While there is some truth to all of the above, they only act as paper tapes attempting to cover cracks the size of canyons. I used to agree with people that made these statements and gave these excuses, but then I realized how condescending the excuses are both to me and to the people they are defending.
This is an age where Korea has a 103% internet penetration rate, where 73% of the population have the world’s biggest encyclopedia in the palm of their hands via smartphones. An age where Koreans are exposed to and bombarded with positive images of darker skin people of all ethnicities on a daily basis…and yet some are somehow able to retain this ignorant and uneducated mindset that skin tone is somehow an indication of competence?
I contacted the individual that made the job posting and made an effort to explain how the school is not doing the children any favours by only exposing them to one type of teacher. I was already aware of the excuses she would make (which, ironically is almost the same as the people that would try to defend her actions).
I also made sure to explain to this individual, the message her institution is sending to the children about Native English speakers of Korean (and East Asian in general) heritage.
What hope do these children have in learning the global language if the people in charge of educating them, are sending a message that they don’t have faith in, and are willing to discriminate against people that look like them?
I also made sure to send a complaint to the National Human Rights Commission of Korea with an image of the offending advert, which was dutifully received and is currently being processed.
I was aware of the possibility that my words to the hagwon would simply fall on deaf ears, and that I would get some half-assed apology and a promise to change or remove the advertisement, but as the saying goes “if you don’t try, you’ll never know”.
The person did as expected, apologizing and promising to remove the advertisement.
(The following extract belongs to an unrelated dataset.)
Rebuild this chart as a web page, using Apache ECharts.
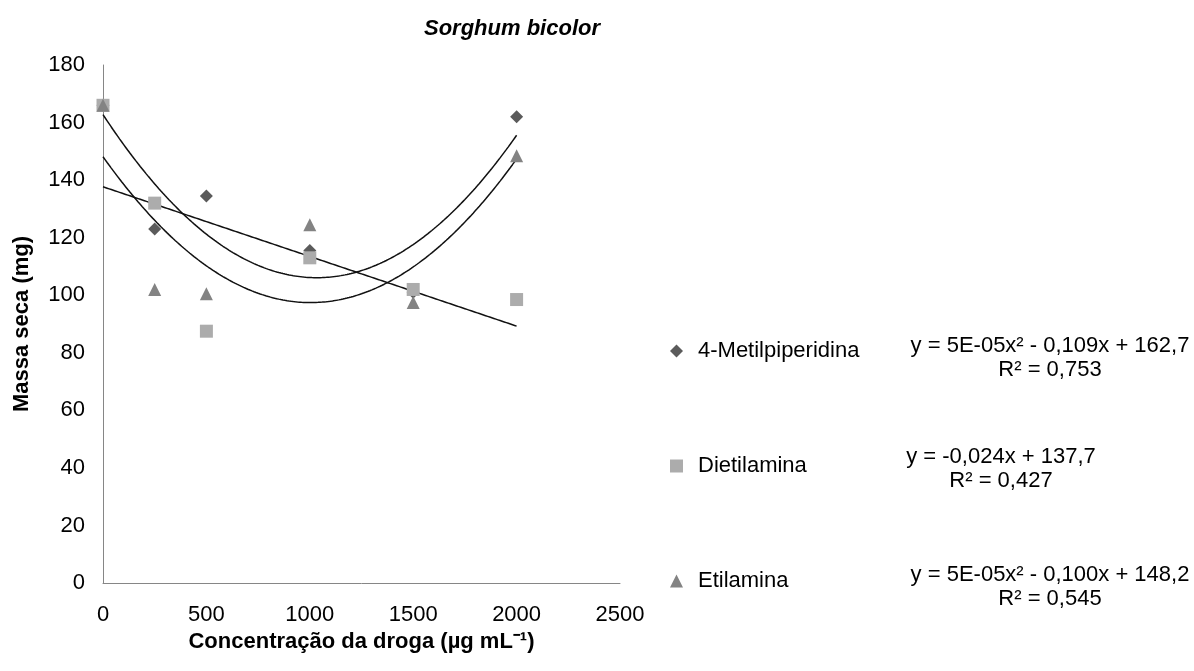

I ended our conversation by advising the offending individual that changing or removing the discriminatory advertisement simply wouldn’t be enough.
The toxic and destructive mindset would also need to change. It is not only the image of herself and the hagwon she is harming, but potentially the image of millions of Koreans worldwide, which is quite ironic in itself.
Unsurprisingly, two weeks after receiving the apology and a flurry of promises, the offending advertisement is STILL up on Craigslist and has been updated at least twice, with the “Only white person” requirement still intact.
I wonder what the excuse will be this time.”
The Korea Observer phoned the person who listed the Craigslist advert for white teachers Thursday. She said she thought she’d removed it already and promised to take it down – again.
Originally, she said that the presumption was the children would be scared of black people.
There is a rich irony in all of this as outlined by another member of the BSSK group, who gave permission to be quoted.
“The reason for the students being afraid of Black teachers is absurd given that Korea’s Hallyu wave, in particular K-Pop music, is based on appropriating Black American culture. In other words, how can they be afraid of Black people, yet ‘Swagger Jack’ our culture?”
This point is often overlooked in Korean circles.
More to the point, there is younger generation of Korean children eager to learn English and hear about the world. They will be the first generation of Koreans that have the capability to transform Korea into a truly accepting, multicultural society.
Whether the youth choose to hammer those nails that stick out or positively accept other cultures is dependent upon their experiences with minority cultures. A lack of experience can only be met with a perpetuation of racist stereotypes.
I implore older Koreans’ to embrace those that are different and stop trying to force perfect conformity to antiquated notions of a purebred monoculture.
After all, multiculturalism is the future of Korea and the multinational world. Being culturally aware doesn’t signify the end of Korean culture.
It is time to give the youth the exposure to people of all races. There have been enough excuses.